*Data shown*
::::::

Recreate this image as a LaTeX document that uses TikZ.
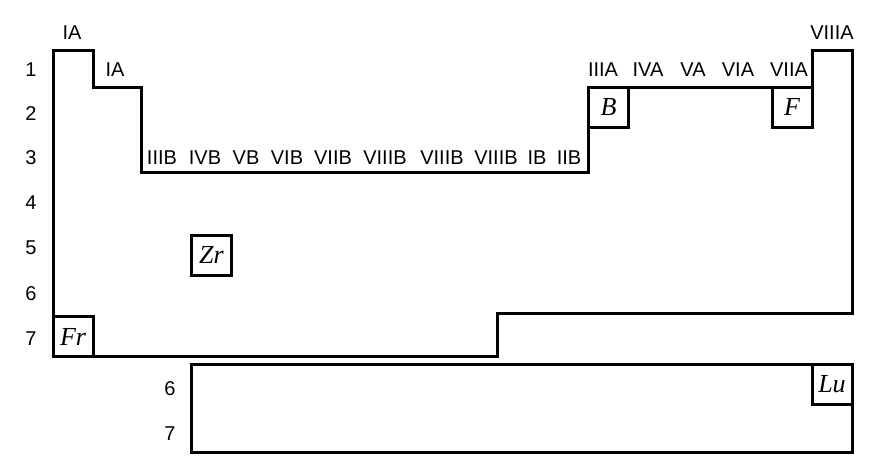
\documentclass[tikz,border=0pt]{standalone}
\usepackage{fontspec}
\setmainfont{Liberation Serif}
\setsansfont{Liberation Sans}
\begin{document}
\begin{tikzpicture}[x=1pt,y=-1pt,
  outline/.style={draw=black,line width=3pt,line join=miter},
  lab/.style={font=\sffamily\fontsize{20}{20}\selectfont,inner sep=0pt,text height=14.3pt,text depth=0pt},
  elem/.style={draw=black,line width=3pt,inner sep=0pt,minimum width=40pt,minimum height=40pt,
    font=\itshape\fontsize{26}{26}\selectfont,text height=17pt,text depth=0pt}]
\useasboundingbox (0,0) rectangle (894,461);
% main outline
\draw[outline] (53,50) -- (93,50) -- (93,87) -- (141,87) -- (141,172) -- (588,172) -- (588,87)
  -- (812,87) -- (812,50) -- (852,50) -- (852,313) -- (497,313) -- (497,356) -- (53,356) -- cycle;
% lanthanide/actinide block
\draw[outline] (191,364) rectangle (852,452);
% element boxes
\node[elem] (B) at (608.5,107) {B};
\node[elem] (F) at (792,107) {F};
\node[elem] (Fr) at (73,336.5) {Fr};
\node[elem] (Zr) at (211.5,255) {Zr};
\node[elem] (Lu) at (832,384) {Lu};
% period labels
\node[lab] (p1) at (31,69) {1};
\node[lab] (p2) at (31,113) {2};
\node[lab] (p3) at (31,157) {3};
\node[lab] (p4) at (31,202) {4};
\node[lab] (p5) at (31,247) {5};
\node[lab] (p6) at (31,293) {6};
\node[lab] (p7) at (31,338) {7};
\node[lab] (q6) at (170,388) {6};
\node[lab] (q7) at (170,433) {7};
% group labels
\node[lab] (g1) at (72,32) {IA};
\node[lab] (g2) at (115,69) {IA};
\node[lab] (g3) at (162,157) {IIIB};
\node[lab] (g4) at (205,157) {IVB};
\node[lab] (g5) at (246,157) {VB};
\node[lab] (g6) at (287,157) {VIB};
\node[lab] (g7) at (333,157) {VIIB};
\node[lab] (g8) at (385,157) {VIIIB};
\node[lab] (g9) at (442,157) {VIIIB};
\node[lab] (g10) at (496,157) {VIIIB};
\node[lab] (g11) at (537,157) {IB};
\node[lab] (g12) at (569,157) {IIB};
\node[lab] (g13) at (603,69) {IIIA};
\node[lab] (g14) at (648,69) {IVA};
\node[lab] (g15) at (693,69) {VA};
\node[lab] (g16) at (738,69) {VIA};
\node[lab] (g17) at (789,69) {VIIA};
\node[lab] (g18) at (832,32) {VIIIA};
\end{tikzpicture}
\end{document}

::::::

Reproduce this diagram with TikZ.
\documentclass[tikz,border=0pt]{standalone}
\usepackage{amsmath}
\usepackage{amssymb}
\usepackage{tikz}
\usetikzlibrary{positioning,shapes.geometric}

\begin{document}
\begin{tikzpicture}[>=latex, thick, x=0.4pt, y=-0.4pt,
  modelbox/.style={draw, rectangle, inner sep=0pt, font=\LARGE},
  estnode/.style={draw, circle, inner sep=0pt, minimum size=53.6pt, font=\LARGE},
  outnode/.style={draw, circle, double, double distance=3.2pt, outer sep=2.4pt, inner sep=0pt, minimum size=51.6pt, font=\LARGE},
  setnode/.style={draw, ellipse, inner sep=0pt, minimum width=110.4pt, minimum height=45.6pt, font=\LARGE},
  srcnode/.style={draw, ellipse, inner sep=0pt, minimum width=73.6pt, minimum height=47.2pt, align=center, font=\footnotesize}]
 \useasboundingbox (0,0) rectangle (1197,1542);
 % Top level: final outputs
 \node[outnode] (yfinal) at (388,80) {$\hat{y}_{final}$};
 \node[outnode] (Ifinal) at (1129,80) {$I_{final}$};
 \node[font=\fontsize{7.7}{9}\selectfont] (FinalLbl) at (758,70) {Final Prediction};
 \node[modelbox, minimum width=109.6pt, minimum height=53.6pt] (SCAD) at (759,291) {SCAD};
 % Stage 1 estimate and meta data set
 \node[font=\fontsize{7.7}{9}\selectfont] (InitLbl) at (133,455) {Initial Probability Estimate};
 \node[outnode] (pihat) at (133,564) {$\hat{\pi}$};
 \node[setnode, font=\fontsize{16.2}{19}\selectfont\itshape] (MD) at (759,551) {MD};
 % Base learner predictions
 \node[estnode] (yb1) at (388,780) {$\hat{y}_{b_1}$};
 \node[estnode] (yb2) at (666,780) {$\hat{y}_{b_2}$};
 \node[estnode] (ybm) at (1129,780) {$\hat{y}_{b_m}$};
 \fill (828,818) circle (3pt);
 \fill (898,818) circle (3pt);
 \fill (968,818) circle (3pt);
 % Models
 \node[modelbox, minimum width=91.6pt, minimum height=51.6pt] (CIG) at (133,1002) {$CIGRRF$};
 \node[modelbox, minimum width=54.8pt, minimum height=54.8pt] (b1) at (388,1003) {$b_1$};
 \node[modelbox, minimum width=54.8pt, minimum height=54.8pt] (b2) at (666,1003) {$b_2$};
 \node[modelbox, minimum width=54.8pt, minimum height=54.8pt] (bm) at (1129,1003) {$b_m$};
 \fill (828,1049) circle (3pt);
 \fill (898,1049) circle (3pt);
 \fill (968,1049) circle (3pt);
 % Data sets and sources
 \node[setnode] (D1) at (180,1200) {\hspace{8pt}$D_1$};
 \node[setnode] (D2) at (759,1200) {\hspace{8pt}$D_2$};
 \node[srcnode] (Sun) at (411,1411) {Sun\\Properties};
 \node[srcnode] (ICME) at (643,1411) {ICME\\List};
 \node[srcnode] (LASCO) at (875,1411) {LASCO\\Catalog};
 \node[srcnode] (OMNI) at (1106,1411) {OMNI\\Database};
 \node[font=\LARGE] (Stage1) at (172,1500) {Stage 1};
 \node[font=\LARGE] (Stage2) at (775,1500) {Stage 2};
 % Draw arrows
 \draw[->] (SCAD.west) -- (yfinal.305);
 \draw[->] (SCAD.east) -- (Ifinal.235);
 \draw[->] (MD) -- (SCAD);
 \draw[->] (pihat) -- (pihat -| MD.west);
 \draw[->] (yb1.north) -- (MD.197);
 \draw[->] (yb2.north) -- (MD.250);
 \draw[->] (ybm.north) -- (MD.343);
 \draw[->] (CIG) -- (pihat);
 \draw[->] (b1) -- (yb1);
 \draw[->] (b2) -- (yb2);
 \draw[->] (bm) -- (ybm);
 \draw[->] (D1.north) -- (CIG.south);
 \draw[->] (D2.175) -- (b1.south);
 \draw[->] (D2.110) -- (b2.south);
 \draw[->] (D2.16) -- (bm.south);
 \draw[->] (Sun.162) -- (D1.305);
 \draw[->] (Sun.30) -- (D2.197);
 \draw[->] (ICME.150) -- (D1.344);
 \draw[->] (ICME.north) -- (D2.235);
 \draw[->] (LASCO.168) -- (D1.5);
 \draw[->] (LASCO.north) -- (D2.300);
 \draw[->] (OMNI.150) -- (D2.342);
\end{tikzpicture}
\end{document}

::::::

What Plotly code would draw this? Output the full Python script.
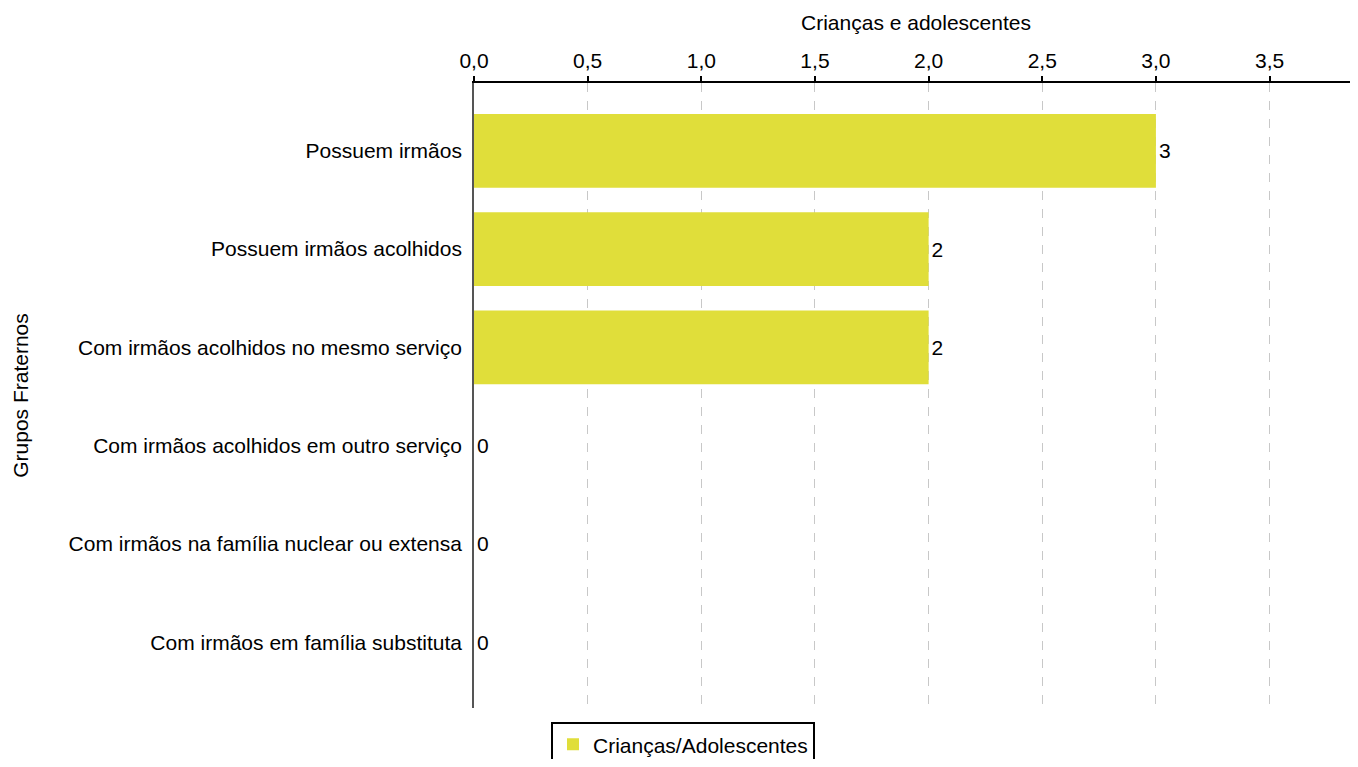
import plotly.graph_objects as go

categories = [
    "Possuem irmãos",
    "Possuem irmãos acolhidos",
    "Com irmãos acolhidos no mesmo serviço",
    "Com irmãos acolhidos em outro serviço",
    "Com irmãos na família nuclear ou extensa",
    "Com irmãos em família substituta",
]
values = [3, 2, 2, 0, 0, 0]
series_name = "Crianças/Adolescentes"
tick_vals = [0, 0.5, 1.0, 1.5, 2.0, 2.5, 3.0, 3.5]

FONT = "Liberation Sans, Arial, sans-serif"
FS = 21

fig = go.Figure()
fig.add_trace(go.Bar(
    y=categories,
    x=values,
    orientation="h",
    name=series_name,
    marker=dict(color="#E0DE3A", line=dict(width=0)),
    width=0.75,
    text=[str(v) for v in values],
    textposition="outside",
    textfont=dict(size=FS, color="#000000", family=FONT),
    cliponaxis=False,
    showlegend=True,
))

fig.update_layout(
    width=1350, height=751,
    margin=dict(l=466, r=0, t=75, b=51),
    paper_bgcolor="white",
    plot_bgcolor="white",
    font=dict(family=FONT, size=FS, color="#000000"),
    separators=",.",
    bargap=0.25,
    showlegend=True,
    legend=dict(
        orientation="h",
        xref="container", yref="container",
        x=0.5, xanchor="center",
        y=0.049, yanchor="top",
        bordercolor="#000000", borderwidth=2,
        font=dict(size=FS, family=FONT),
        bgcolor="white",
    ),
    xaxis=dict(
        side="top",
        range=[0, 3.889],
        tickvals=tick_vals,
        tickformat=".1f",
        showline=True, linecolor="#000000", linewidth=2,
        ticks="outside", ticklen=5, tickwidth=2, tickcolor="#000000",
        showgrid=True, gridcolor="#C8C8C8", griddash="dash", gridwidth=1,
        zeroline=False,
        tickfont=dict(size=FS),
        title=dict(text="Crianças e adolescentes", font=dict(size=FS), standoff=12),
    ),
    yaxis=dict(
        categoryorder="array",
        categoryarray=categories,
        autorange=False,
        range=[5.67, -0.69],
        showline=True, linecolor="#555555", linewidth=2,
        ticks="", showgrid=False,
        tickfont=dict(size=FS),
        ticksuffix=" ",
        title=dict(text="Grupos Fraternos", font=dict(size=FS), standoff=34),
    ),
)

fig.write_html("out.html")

::::::

*Work required*
Say how many lines of the data hold the string "this". Reply with the number alone.

*Right answer*
3